Karyopharm ($KPTI) is switching up a Phase II trial on its lead cancer drug after spotting an alarming rate of sepsis in the treatment arm, a move that spooked investors worried the safety issue could affect other ongoing studies.
The Massachusetts biotech is developing selinexor, an oral treatment Karyopharm believes can treat a wide range of solid and hematological tumors. But a spike in dangerous infections have forced the company to alter the dosing in the drug's most advanced trial, a Phase II study in older patients with acute myeloid leukemia.
Looking at interim safety data from the trial, Karyopharm noted 8 cases of sepsis among the 7 patients getting selinexor compared to just two in the pair of patients in the control group. The company observed a similar trend among AML patients in separate Phase I study, evidence enough to scale back the Phase II dose of selinexor by about 35%, Karyopharm said. Moving forward, management believes the new dose can deliver on efficacy while stemming the rate of toxic infection, and the amended protocol will delay final results from the Phase II study until the end of next year.
Investors were less confident in the plan, however, sending Karyopharm's shares down more than 25% Monday morning.
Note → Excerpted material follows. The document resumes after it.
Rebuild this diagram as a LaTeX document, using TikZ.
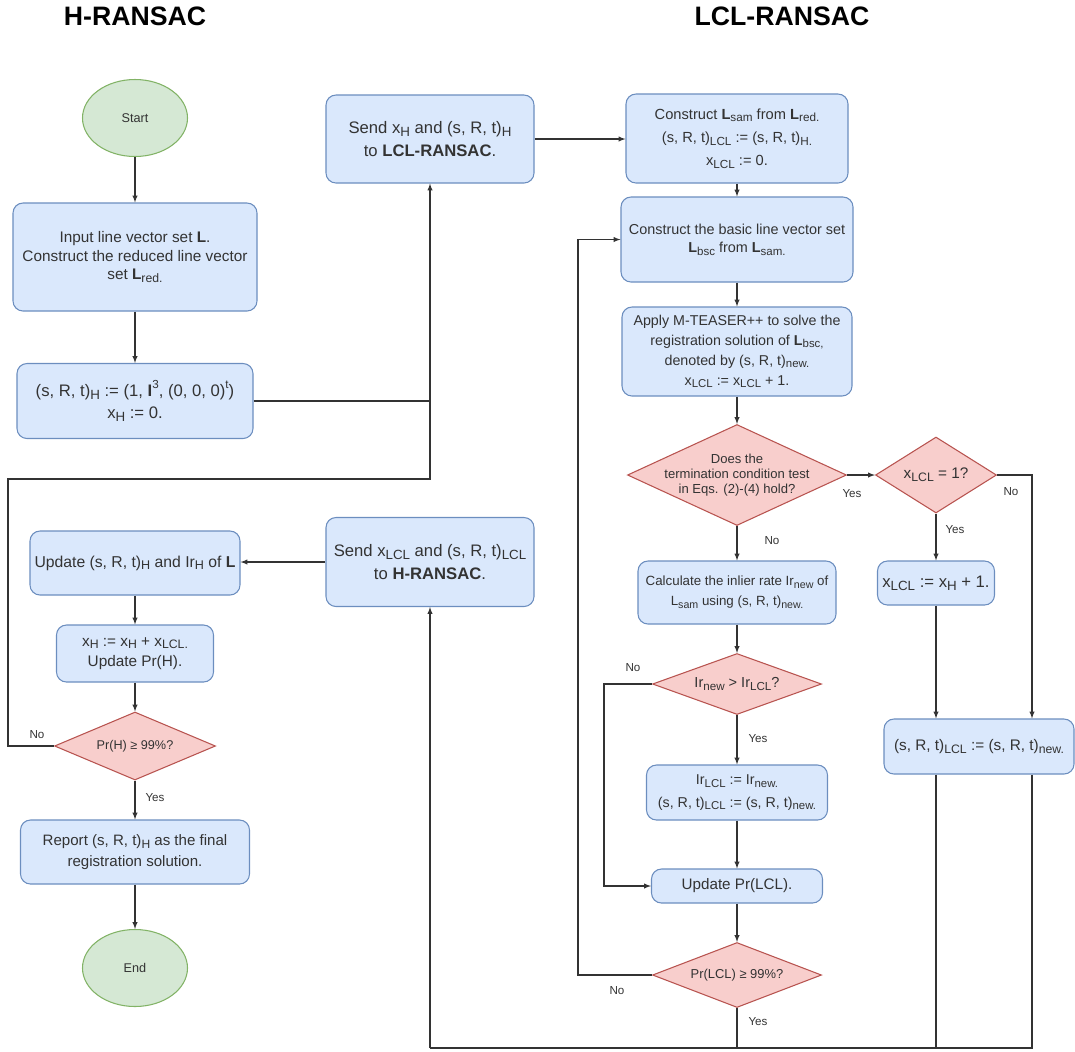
\documentclass[tikz,border=0pt]{standalone}
\usepackage{fontspec}
\setmainfont{Liberation Sans}
\usepackage{amsmath}
\usepackage{graphicx}
\usepackage{xcolor}
\usepackage{tikz}
\usetikzlibrary{shapes,arrows,calc}
\usetikzlibrary{shapes.geometric}
\definecolor{procfill}{HTML}{DAE8FC}
\definecolor{procline}{HTML}{6C8EBF}
\definecolor{decfill}{HTML}{F8CECC}
\definecolor{decline}{HTML}{B85450}
\definecolor{endfill}{HTML}{D5E8D4}
\definecolor{endline}{HTML}{82B366}
\definecolor{txt}{HTML}{333333}
\newcommand{\lsub}[1]{\raisebox{-0.35ex}{\scalebox{0.8}{#1}}}
\newcommand{\lsup}[1]{\raisebox{0.9ex}{\scalebox{0.7}{#1}}}

\begin{document}
\begin{tikzpicture}[x=0.75pt,y=-0.75pt,
	proc/.style={draw=procline,fill=procfill,rounded corners=7.5pt,line width=0.8pt,align=center,text=txt,inner sep=1pt},
	decis/.style={diamond,draw=decline,fill=decfill,line width=0.8pt,inner sep=0pt},
	dtext/.style={align=center,text=txt,inner sep=0pt},
	termin/.style={ellipse,draw=endline,fill=endfill,line width=0.8pt,text=txt,font=\fontsize{9.5}{11}\selectfont},
	sz/.style 2 args={minimum width=#1*0.75pt,minimum height=#2*0.75pt},
	arr/.style={-latex,line width=0.8pt,draw=black!80},
	wire/.style={line width=0.8pt,draw=black!80},
	lbl/.style={text=txt,font=\fontsize{8.7}{10}\selectfont,inner sep=0pt},
	ttl/.style={font=\fontsize{20}{24}\selectfont\bfseries}]
		\useasboundingbox (0,0) rectangle (1075,1051);
		\node[ttl] (ttlH) at (135,16) {H-RANSAC};
		\node[ttl] (ttlL) at (782,16) {LCL-RANSAC};
		% H-RANSAC column
		\node[termin,sz={105}{77}] (start) at (135,118) {Start};
		\node[proc,sz={244}{108},font=\fontsize{11.5}{14}\selectfont] (input) at (135,257) {Input line vector set \textbf{L}.\\Construct the reduced line vector\\set \textbf{L}\lsub{red.}};
		\node[proc,sz={236}{75},font=\fontsize{12.5}{17}\selectfont] (init) at (135,401) {(s, R, t)\lsub{H} := (1, $\mathbf{I}$\lsup{3}, (0, 0, 0)\lsup{t})\\x\lsub{H} := 0.};
		\node[proc,sz={208}{88},font=\fontsize{12.5}{17}\selectfont] (sendH) at (430,139) {Send x\lsub{H} and (s, R, t)\lsub{H}\\to \textbf{LCL-RANSAC}.};
		\node[proc,sz={208}{89},font=\fontsize{12.5}{17}\selectfont] (sendL) at (430,562) {Send x\lsub{LCL} and (s, R, t)\lsub{LCL}\\to \textbf{H-RANSAC}.};
		\node[proc,sz={210}{64},font=\fontsize{11.8}{15}\selectfont] (updH) at (135,563) {Update (s, R, t)\lsub{H} and Ir\lsub{H} of \textbf{L}};
		\node[proc,sz={157}{57},font=\fontsize{11.5}{15.5}\selectfont] (xH) at (135,653.5) {x\lsub{H} := x\lsub{H} + x\lsub{LCL.}\\Update Pr(H).};
		\node[decis,sz={161}{68}] (prH) at (135,746) {};
		\node[dtext,font=\fontsize{9.5}{12}\selectfont] (prHT) at (prH) {Pr(H) ≥ 99\%?};
		\node[proc,sz={229}{64},font=\fontsize{11.3}{15.5}\selectfont] (report) at (135,852) {Report (s, R, t)\lsub{H} as the final\\registration solution.};
		\node[termin,sz={105}{77}] (stop) at (135,968) {End};
		% LCL-RANSAC column
		\node[proc,sz={222}{89},font=\fontsize{11}{17.5}\selectfont] (sam) at (737,138.5) {Construct \textbf{L}\lsub{sam} from \textbf{L}\lsub{red.}\\(s, R, t)\lsub{LCL} := (s, R, t)\lsub{H.}\\x\lsub{LCL} := 0.};
		\node[proc,sz={232}{85},font=\fontsize{10.8}{14}\selectfont] (bsc) at (737,239.5) {Construct the basic line vector set\\\textbf{L}\lsub{bsc} from \textbf{L}\lsub{sam.}};
		\node[proc,sz={230}{89},font=\fontsize{10.7}{15}\selectfont] (apply) at (737,351.5) {Apply M-TEASER++ to solve the\\registration solution of \textbf{L}\lsub{bsc,}\\denoted by (s, R, t)\lsub{new.}\\x\lsub{LCL} := x\lsub{LCL} + 1.};
		\node[decis,sz={219}{101}] (cond) at (737,475) {};
		\node[dtext,font=\fontsize{9.8}{11.5}\selectfont] (condT) at (cond) {Does the\\termination condition test\\in Eqs. (2)-(4) hold?};
		\node[decis,sz={121}{76}] (one) at (936,475) {};
		\node[dtext,font=\fontsize{11.5}{14}\selectfont] (oneT) at (one) {x\lsub{LCL} = 1?};
		\node[proc,sz={117}{44},font=\fontsize{12.5}{15}\selectfont] (xone) at (936,583) {x\lsub{LCL} := x\lsub{H} + 1.};
		\node[proc,sz={190}{55},font=\fontsize{11.5}{14}\selectfont] (res) at (979,746.5) {(s, R, t)\lsub{LCL} := (s, R, t)\lsub{new.}};
		\node[proc,sz={198}{63},font=\fontsize{10}{15}\selectfont] (rate) at (737,592.5) {Calculate the inlier rate Ir\lsub{new} of\\L\lsub{sam} using (s, R, t)\lsub{new.}};
		\node[decis,sz={169}{61}] (cmp) at (737,684) {};
		\node[dtext,font=\fontsize{10.9}{13}\selectfont] (cmpT) at (cmp) {Ir\lsub{new} > Ir\lsub{LCL}?};
		\node[proc,sz={181}{55},font=\fontsize{10.7}{17}\selectfont] (keep) at (737,792.5) {Ir\lsub{LCL} := Ir\lsub{new.}\\(s, R, t)\lsub{LCL} := (s, R, t)\lsub{new.}};
		\node[proc,sz={171}{34},font=\fontsize{11.4}{14}\selectfont] (prUpd) at (737,886) {Update Pr(LCL).};
		\node[decis,sz={169}{65}] (prL) at (737,975) {};
		\node[dtext,font=\fontsize{9.7}{12}\selectfont] (prLT) at (prL) {Pr(LCL) ≥ 99\%?};
		% turning points
		\coordinate (loopL) at (8,479);
		\coordinate (skipL) at (604,684);
		\coordinate (backL) at (578,975);
		\coordinate (colR) at (1032,1048);
		\coordinate (colM) at (936,1048);
		\coordinate (colY) at (737,1048);
		\coordinate (colS) at (430,1048);
		% connectors
		\draw[arr] (start.south) -- (input.north);
		\draw[arr] (input.south) -- (init.north);
		\draw[arr] (init.east) -| (sendH.south);
		\draw[wire] (prH.west) -| (loopL) -| (init.east -| sendH.south);
		\draw[arr] (sendH.east) -- (sendH.east -| sam.west);
		\draw[arr] (sam.south) -- (bsc.north);
		\draw[arr] (bsc.south) -- (apply.north);
		\draw[arr] (apply.south) -- (cond.north);
		\draw[arr] (cond.east) -- (one.west);
		\draw[arr] (one.south) -- (xone.north);
		\draw[arr] (one.east) -| (res.north -| colR);
		\draw[arr] (xone.south) -- (xone.south |- res.north);
		\draw[arr] (cond.south) -- (rate.north);
		\draw[arr] (rate.south) -- (cmp.north);
		\draw[arr] (cmp.west) -- (skipL) |- (prUpd.west);
		\draw[arr] (cmp.south) -- (keep.north);
		\draw[arr] (keep.south) -- (prUpd.north);
		\draw[arr] (prUpd.south) -- (prL.north);
		\draw[arr] (prL.west) -- (backL) |- (bsc.west);
		\draw[wire] (res.south -| colR) -- (colR) -- (colS);
		\draw[wire] (res.south -| colM) -- (colM);
		\draw[wire] (prL.south) -- (colY);
		\draw[arr] (colS) -- (sendL.south);
		\draw[arr] (sendL.west) -- (sendL.west -| updH.east);
		\draw[arr] (updH.south) -- (xH.north);
		\draw[arr] (xH.south) -- (prH.north);
		\draw[arr] (prH.south) -- (report.north);
		\draw[arr] (report.south) -- (stop.north);
		% branch labels
		\node[lbl] (noH) at (37,735) {No};
		\node[lbl] (yesH) at (155,798) {Yes};
		\node[lbl] (yesC) at (852,494) {Yes};
		\node[lbl] (noC) at (772,541) {No};
		\node[lbl] (noO) at (1011,492) {No};
		\node[lbl] (yesO) at (955,530) {Yes};
		\node[lbl] (noI) at (633,668) {No};
		\node[lbl] (yesI) at (758,739) {Yes};
		\node[lbl] (noP) at (617,991) {No};
		\node[lbl] (yesP) at (758,1022) {Yes};
	\end{tikzpicture}
\end{document}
The company has lost roughly half of its market value since the start of the year.
Karyopharm pulled off a $109 million IPO in late 2013 on the back of selinexor's potential, and the drug remains on track in registration trials on diffuse large B cell lymphoma and Richter's transformation, a form of leukemia. The company recently kicked off a study pitting selinexor against multiple myeloma, and Karyopharm next plans to launch a late-stage trial of the drug on liposarcoma.